Those children are four times as likely to suffer health  problems than poor children who don’t go hungry.  And  they’re nearly twice as likely to suffer from asthma.   “Hungry children lack of school readiness and proper growth  and development,” says Dr. Lynn McIntyre, author of the  study and professor at Dalhousie University.

Mothers are fearful that their starving children will be  taken away if they publically admit to the problem.  “There  is times that I try to keep enough money out of my cheques  to buy groceries and have food in the house for the  children.  I’ve seen myself go two or three days without to  give my kids something to eat,” said one such mother to CBC  TV’s The National.

The Liberals and the Alliance party  don’t offer solutions  to this food deficit.   I fact, they don’t even admit that  the problem exists.  They are too busy trying to outdo each  other in tax cuts — despite polls that show that tax  cutting is a low priority.  A poll by Decima Research shows  that Canadians are willing to have their taxes go to  national child care.

Starving children could be given one nutritional meal a day  through a Canada-wide, universal child care program.  Such a  program would help families as well as children.  It would  help parents find and keep jobs.  It would also reduce other  social costs such as welfare.

It can be done.  In Europe, fifteen member states of the  European Union provide preschool children, aged three to six  years, with educational childcare programs regardless of  whether or not their parents are employed or not.

Canada’s budget surplus was created by taking money from  programs that help the poor.  In fact, when you think about  it, there is no budget surplus at all.  A budget surplus is  something you have after all expenses are paid.  If I save  money by not maintaining my car, for example, it creates an  instant surplus, but it also creates a looming future  liability.  If I bragged that I had a budget surplus but  didn’t maintain my car, any reasonable person would shake  their head.  The Liberals have created apparent good times  at the cost of future health, welfare and education.

This bogus surplus hurts the poor. “When Canada had a  deficit, the programs that helped the poor were extremely  visible and they were cut, and they were cut very much.

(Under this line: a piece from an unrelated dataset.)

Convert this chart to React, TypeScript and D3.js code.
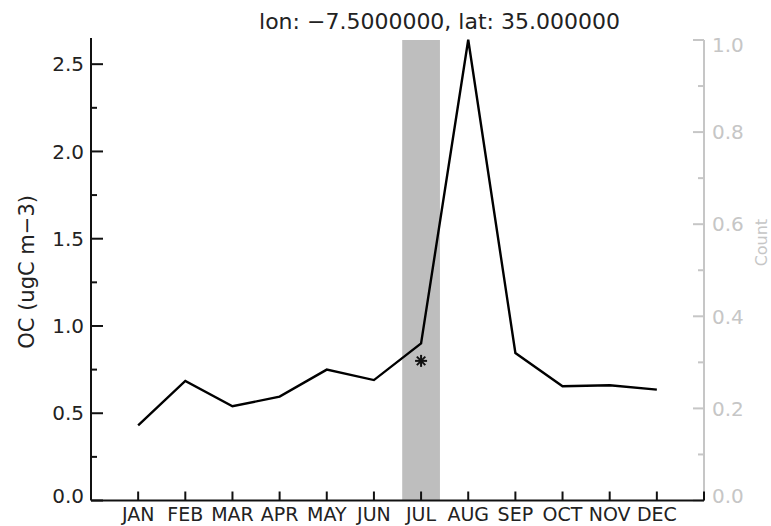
import React from "react";
import * as d3 from "d3";

const months = ["JAN", "FEB", "MAR", "APR", "MAY", "JUN", "JUL", "AUG", "SEP", "OCT", "NOV", "DEC"];
const ocValues = [0.43, 0.685, 0.54, 0.595, 0.75, 0.69, 0.9, 2.64, 0.845, 0.655, 0.66, 0.635];
const obsMonth = "JUL";
const obsValue = 0.8;
const shadedMonths = ["JUL"];
const leftMajor = [0, 0.5, 1.0, 1.5, 2.0, 2.5];
const leftMinor = [0.25, 0.75, 1.25, 1.75, 2.25];
const rightMajor = [0, 0.2, 0.4, 0.6, 0.8, 1.0];
const rightMinor = [0.1, 0.3, 0.5, 0.7, 0.9];
const title = "lon: \u22127.5000000, lat: 35.000000";
const leftLabel = "OC (ugC m\u22123)";
const rightLabel = "Count";

const W = 771;
const H = 526;
const FONT = "DejaVu Sans, sans-serif";
const RGRAY = "#c6c6c6";

export default function App() {
  const x = d3.scaleLinear().domain([0, 13]).range([91, 704]);
  const y = d3.scaleLinear().domain([0, 2.65]).range([500.5, 38]);
  const yR = d3.scaleLinear().domain([0, 1]).range([500.5, 40]);
  const mIdx = (m: string) => months.indexOf(m) + 1;

  const line = d3
    .line<number>()
    .x((_, i) => x(i + 1))
    .y((d) => y(d));

  const x0 = x(0);
  const x1 = x(13);
  const yb = y(0);
  const sx = x(mIdx(obsMonth));
  const sy = y(obsValue);
  const starArms = [0, 45, 90, 135];

  return (
    <svg width={W} height={H} style={{ position: "absolute", left: 0, top: 0, background: "#fff" }} fontFamily={FONT}>
      {/* shaded observation months */}
      {shadedMonths.map((m) => (
        <rect key={m} x={x(mIdx(m) - 0.4)} y={yR(1)} width={x(mIdx(m) + 0.4) - x(mIdx(m) - 0.4)} height={yb - yR(1)} fill="#bebebe" />
      ))}

      {/* title */}
      <text x={(x0 + x1) / 2 + 42} y={29} textAnchor="middle" fontSize={22} fill="#222">
        {title}
      </text>

      {/* right axis */}
      <line x1={x1} x2={x1} y1={yR(1)} y2={yb} stroke={RGRAY} strokeWidth={2} />
      {rightMajor.map((t) => (
        <line key={"rM" + t} x1={x1 - 11} x2={x1} y1={yR(t)} y2={yR(t)} stroke={RGRAY} strokeWidth={2} />
      ))}
      {rightMinor.map((t) => (
        <line key={"rm" + t} x1={x1 - 6} x2={x1} y1={yR(t)} y2={yR(t)} stroke={RGRAY} strokeWidth={2} />
      ))}
      {rightMajor.map((t, i) => (
        <text
          key={"rl" + t}
          x={x1 + 8}
          y={yR(t) + (i === 0 ? -5 : i === rightMajor.length - 1 ? 5 : 0)}
          dy="0.36em"
          fontSize={20}
          fill={RGRAY}
        >
          {t.toFixed(1)}
        </text>
      ))}
      <text transform={`translate(767,${yR(0.56)}) rotate(-90)`} textAnchor="middle" fontSize={16} fill={RGRAY}>
        {rightLabel}
      </text>

      {/* left axis */}
      <line x1={x0} x2={x0} y1={y(2.65)} y2={yb} stroke="#111" strokeWidth={2} />
      {leftMajor.map((t) => (
        <line key={"lM" + t} x1={x0} x2={x0 + 12} y1={y(t)} y2={y(t)} stroke="#111" strokeWidth={2} />
      ))}
      {leftMinor.map((t) => (
        <line key={"lm" + t} x1={x0} x2={x0 + 6} y1={y(t)} y2={y(t)} stroke="#111" strokeWidth={2} />
      ))}
      {leftMajor.map((t, i) => (
        <text key={"ll" + t} x={x0 - 7} y={y(t) + (i === 0 ? -5 : 0)} dy="0.36em" textAnchor="end" fontSize={20} fill="#222">
          {t.toFixed(1)}
        </text>
      ))}
      <text transform={`translate(34,${y(1.31)}) rotate(-90)`} textAnchor="middle" fontSize={21} fill="#222">
        {leftLabel}
      </text>

      {/* bottom axis */}
      <line x1={x0} x2={x1} y1={yb} y2={yb} stroke="#111" strokeWidth={2} />
      {d3.range(1, 14).map((m) => (
        <line key={"bt" + m} x1={x(m)} x2={x(m)} y1={yb} y2={yb - 9} stroke="#111" strokeWidth={2} />
      ))}
      {months.map((m, i) => (
        <text key={m} x={x(i + 1)} y={520.5} textAnchor="middle" fontSize={19} fill="#222">
          {m}
        </text>
      ))}

      {/* data line */}
      <path d={line(ocValues) || ""} fill="none" stroke="#000" strokeWidth={2.4} />

      {/* observation marker (8-armed asterisk) */}
      <g transform={`translate(${sx},${sy})`}>
        {starArms.map((a) => (
          <line key={a} x1={-6} x2={6} y1={0} y2={0} transform={`rotate(${a})`} stroke="#111" strokeWidth={2} />
        ))}
      </g>
    </svg>
  );
}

Now  that Canada has a surplus, the poor have vanished,” says  Julia Bass from the Canadian Association of Food Banks.    The current “surplus” was paid for by Canada’s poor and  unemployed through cuts to social programs and employment  insurance.  And now the Liberals and the Alliance want to  give those “savings” to the rich?  It’s the Robin Hood  principle in reverse — take from the poor and give to the  rich.

Canada’s surplus was created by the rich, for the rich. The  poor have been forgotten in the glow of what Chretien brags  as the best country in the world.  The best for whom?  It’s  the worst of all worlds to a starving child.  Help for the  poor is a long term investment.  A true budget surplus would  be one created through growing economy and by putting  Canadians to work.

Chretien and Day are school-yard boys intent on thowing  throw dirt in each other’s face and as a result, they can’t  see.   We need politicians with a vision of Canada beyond  the horizon of the next election — one that realizes the  full potential of all Canadians.   We must give all children  a chance.   The deficit of food and hope is the one we  should be working on.